Start small. It’s OK. Baby steps lead to big gains if you keep taking them. Instead of doughnuts at morning meetings, try fruit salad. If that’s too big of a jump, try bagels and low-fat cream cheese. For a catered working lunch, how about sandwiches and salads instead of pizza?

Choosing healthier foods in the workplace sends a message to employees. It could even help lead them down a path of choosing healthier foods at home. Misery really does love company. It’s so much easier to sit on the couch and eat ice cream in front of the TV at night when your spouse is doing it, too. If your colleagues are all eating doughnuts at a 9 a.m. meeting, the chances of you enjoying one are higher, too. Think about what might happen if everyone ate apples like they do fried bread and sugar?

It’s not just about treats or lunches at work, however. It’s also about physical activity and movement.

The desk culture is a tricky beast. Many Americans with office jobs sit at their desks, essentially idle, for most of their work days. This is a huge change in how our society used to live. Before many of us worked in offices, we worked in the fields on our farms or in factories or in other professions that didn’t tie us to our computers and chairs. Granted, not everyone has a desk job now. But for those who do, staying active throughout the day is critical.

Consider scheduling 20-minute group walks a couple times a day. Have employees meet to walk together outside. When they return from a walk, they’ll be refreshed, energized and better able to mentally focus on their work. Plus, they’ll have strengthened relationships while on their walks. That’s good for a healthy workplace, too.

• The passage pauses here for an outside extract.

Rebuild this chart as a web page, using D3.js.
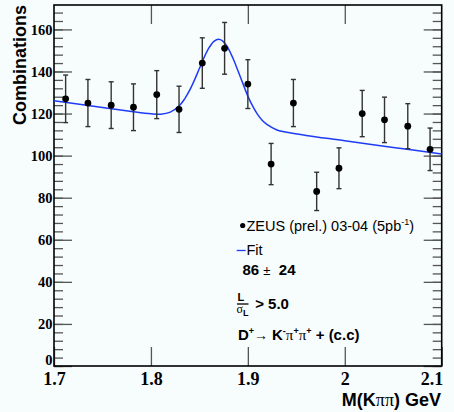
<!DOCTYPE html>
<html>
<head>
<meta charset="utf-8">
<script src="https://cdn.jsdelivr.net/npm/d3@7/dist/d3.min.js"></script>
<style>
html,body{margin:0;padding:0;background:#f7fcfd;}
svg{display:block;}
text{white-space:pre;}
</style>
</head>
<body>
<script>
// ---- data ----
const binCenters = [1.712,1.735,1.759,1.782,1.806,1.829,1.853,1.876,1.900,1.924,1.947,1.971,1.994,2.018,2.041,2.065,2.088];
const counts     = [127,125,124,123,129,122,144,151,134,96,125,83,94,120,117,114,103];
const errors     = [11.3,11.2,11.1,11.1,11.4,11.0,12.0,12.3,11.6,9.8,11.2,9.1,9.7,11.0,10.8,10.7,10.1];
const fitX = [1.70,1.75,1.78,1.80,1.81,1.82,1.83,1.835,1.84,1.845,1.85,1.855,1.86,1.865,1.87,1.875,1.88,1.885,1.89,1.895,1.90,1.905,1.91,1.915,1.92,1.93,1.94,1.96,2.00,2.05,2.10];
const fitY = [126.1,122.9,121.0,119.9,119.7,120.7,124.1,127.1,131.1,136.0,141.4,146.8,151.3,154.3,155.3,154.1,150.8,145.9,140.1,134.1,128.3,123.5,119.6,116.7,114.7,112.2,111.1,109.6,107.1,103.9,100.8];
const xTicks = [1.7,1.8,1.9,2.0,2.1];
const yMajor = [0,20,40,60,80,100,120,140,160];
const yMinor = d3.range(0,172,4);

const SERIF = "'Liberation Serif','Times New Roman','DejaVu Serif',serif";
const SANS = "'Liberation Sans', Arial, Helvetica, sans-serif";

const W = 454, H = 412;
const svg = d3.select("body").append("svg").attr("width",W).attr("height",H);
svg.append("rect").attr("width",W).attr("height",H).attr("fill","#f7fcfd");

const x = d3.scaleLinear().domain([1.7,2.1]).range([54,441.7]);
const y = d3.scaleLinear().domain([0,171.6]).range([366,5]);
const tickCol = "#555";

// left axis: minor, major
const gL = svg.append("g").attr("transform","translate(54,0)");
gL.call(d3.axisLeft(y).tickValues(yMinor).tickSizeInner(-9).tickSizeOuter(0).tickFormat(""));
gL.append("g").call(d3.axisLeft(y).tickValues(yMajor).tickSizeInner(-18).tickSizeOuter(0).tickPadding(1.5).tickFormat(d3.format("d")));
gL.selectAll(".domain").remove();
gL.selectAll("line").attr("stroke",tickCol).attr("stroke-width",1.3);
gL.selectAll("text").style("font-family",SERIF).style("font-weight","bold").style("font-size","14.5px").attr("fill","#000");
gL.selectAll(".tick").filter(d => d === 0).select("text").attr("dy","-0.1em");

// right axis mirror
const gR = svg.append("g").attr("transform","translate(441.7,0)");
gR.call(d3.axisRight(y).tickValues(yMinor).tickSizeInner(-9).tickSizeOuter(0).tickFormat(""));
gR.append("g").call(d3.axisRight(y).tickValues(yMajor).tickSizeInner(-18).tickSizeOuter(0).tickFormat(""));
gR.selectAll(".domain").remove();
gR.selectAll("line").attr("stroke",tickCol).attr("stroke-width",1.3);

// bottom axis
const gB = svg.append("g").attr("transform","translate(0,366)");
gB.call(d3.axisBottom(x).tickValues(xTicks).tickSizeInner(-19).tickSizeOuter(0).tickPadding(6).tickFormat(d3.format("~g")));
gB.selectAll(".domain").remove();
gB.selectAll("line").attr("stroke",tickCol).attr("stroke-width",1.3);
gB.selectAll("text").style("font-family",SERIF).style("font-weight","bold").style("font-size","18px").attr("fill","#000");
gB.selectAll(".tick").filter(d => d === 2.1).select("text").attr("text-anchor","end").attr("x",1);

// top axis
const gT = svg.append("g").attr("transform","translate(0,5)");
gT.call(d3.axisTop(x).tickValues(xTicks.slice(1,-1)).tickSizeInner(-19).tickSizeOuter(0).tickFormat(""));
gT.selectAll(".domain").remove();
gT.selectAll("line").attr("stroke",tickCol).attr("stroke-width",1.3);

// frame
svg.append("rect").attr("x",54).attr("y",5).attr("width",441.7-54).attr("height",361)
  .attr("fill","none").attr("stroke","#000").attr("stroke-width",1.6);

// fit curve
const line = d3.line().x((d,i)=>x(fitX[i])).y(d=>y(d)).curve(d3.curveCatmullRom.alpha(0.5));
svg.append("path").datum(fitY).attr("d",line).attr("fill","none").attr("stroke","#1f3cf5").attr("stroke-width",1.5);

// error bars
const pts = svg.append("g");
binCenters.forEach((c,i)=>{
  const g = pts.append("g").attr("stroke","#333").attr("stroke-width",1.4);
  g.append("line").attr("x1",x(c)).attr("x2",x(c)).attr("y1",y(counts[i]-errors[i])).attr("y2",y(counts[i]+errors[i]));
  g.append("line").attr("x1",x(c)-2.5).attr("x2",x(c)+2.5).attr("y1",y(counts[i]-errors[i])).attr("y2",y(counts[i]-errors[i]));
  g.append("line").attr("x1",x(c)-2.5).attr("x2",x(c)+2.5).attr("y1",y(counts[i]+errors[i])).attr("y2",y(counts[i]+errors[i]));
});
pts.selectAll("circle").data(counts).join("circle")
  .attr("cx",(d,i)=>x(binCenters[i])).attr("cy",d=>y(d)).attr("r",3.4).attr("fill","#000");

// axis titles
svg.append("text").attr("transform","translate(26,5) rotate(-90)").attr("text-anchor","end")
  .style("font-family",SANS).style("font-weight","bold").style("font-size","18px").text("Combinations");
const xt = svg.append("text").attr("x",441).attr("y",406).attr("text-anchor","end")
  .style("font-family",SANS).style("font-weight","bold").style("font-size","18px");
xt.append("tspan").text("M(K");
xt.append("tspan").style("font-family",SERIF).style("font-weight","normal").text("ππ");
xt.append("tspan").text(") GeV");

// legend
svg.append("circle").attr("cx",242.7).attr("cy",225.5).attr("r",2.6).attr("fill","#000");
const l1 = svg.append("text").attr("x",246.5).attr("y",230.5).style("font-family",SANS).style("font-size","14.5px");
l1.append("tspan").text("ZEUS (prel.) 03-04 (5pb");
l1.append("tspan").style("font-size","9px").attr("dy",-6).text("-1");
l1.append("tspan").attr("dy",6).text(")");

svg.append("line").attr("x1",236.7).attr("x2",245.7).attr("y1",250.5).attr("y2",250.5).attr("stroke","#1f3cf5").attr("stroke-width",1.3);
svg.append("text").attr("x",246.5).attr("y",254.5).style("font-family",SANS).style("font-size","14.5px").text("Fit");

const l3 = svg.append("text").attr("x",242.5).attr("y",275).style("font-family",SANS).style("font-weight","bold").style("font-size","15px");
l3.append("tspan").text("86 ");
l3.append("tspan").style("font-weight","normal").style("font-size","13px").text("±");
l3.append("tspan").text("  24");

// L / sigma_L
svg.append("text").attr("x",237.5).attr("y",300.5).style("font-family",SANS).style("font-weight","bold").style("font-size","11px").text("L");
svg.append("line").attr("x1",237).attr("x2",248.5).attr("y1",304).attr("y2",304).attr("stroke","#000").attr("stroke-width",1.3);
const sg = svg.append("text").attr("x",236.5).attr("y",313).style("font-size","12px");
sg.append("tspan").style("font-family",SERIF).text("σ");
sg.append("tspan").style("font-family",SANS).style("font-weight","bold").style("font-size","9px").attr("dy",2.5).text("L");
svg.append("text").attr("x",251).attr("y",308.5).style("font-family",SANS).style("font-weight","bold").style("font-size","15px").text(" > 5.0");

const l5 = svg.append("text").attr("x",238).attr("y",339.5).style("font-family",SANS).style("font-weight","bold").style("font-size","15px");
l5.append("tspan").text("D");
l5.append("tspan").style("font-size","9px").attr("dy",-6).text("+");
l5.append("tspan").style("font-weight","normal").style("font-size","14px").attr("dy",6).text("→ ");
l5.append("tspan").text("K");
l5.append("tspan").style("font-size","9px").attr("dy",-6).text("-");
l5.append("tspan").style("font-family",SERIF).style("font-weight","normal").attr("dy",6).text("π");
l5.append("tspan").style("font-size","9px").attr("dy",-6).text("+");
l5.append("tspan").style("font-family",SERIF).style("font-weight","normal").attr("dy",6).text("π");
l5.append("tspan").style("font-size","9px").attr("dy",-6).text("+");
l5.append("tspan").attr("dy",6).text(" + (c.c)");
</script>
</body>
</html>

Some companies offer fitness centers on site. This, of course, is ideal, but isn’t a reality for many. Offering fitness classes over the lunch hour is a huge perk to employees. Yoga, Zumba, aerobics and other fitness classes that don’t require much equipment offer great choices for worksite fitness classes. Offering employees a chance to exercise during their work day increases their chances of doing it and ultimately could increase a company’s bottom line.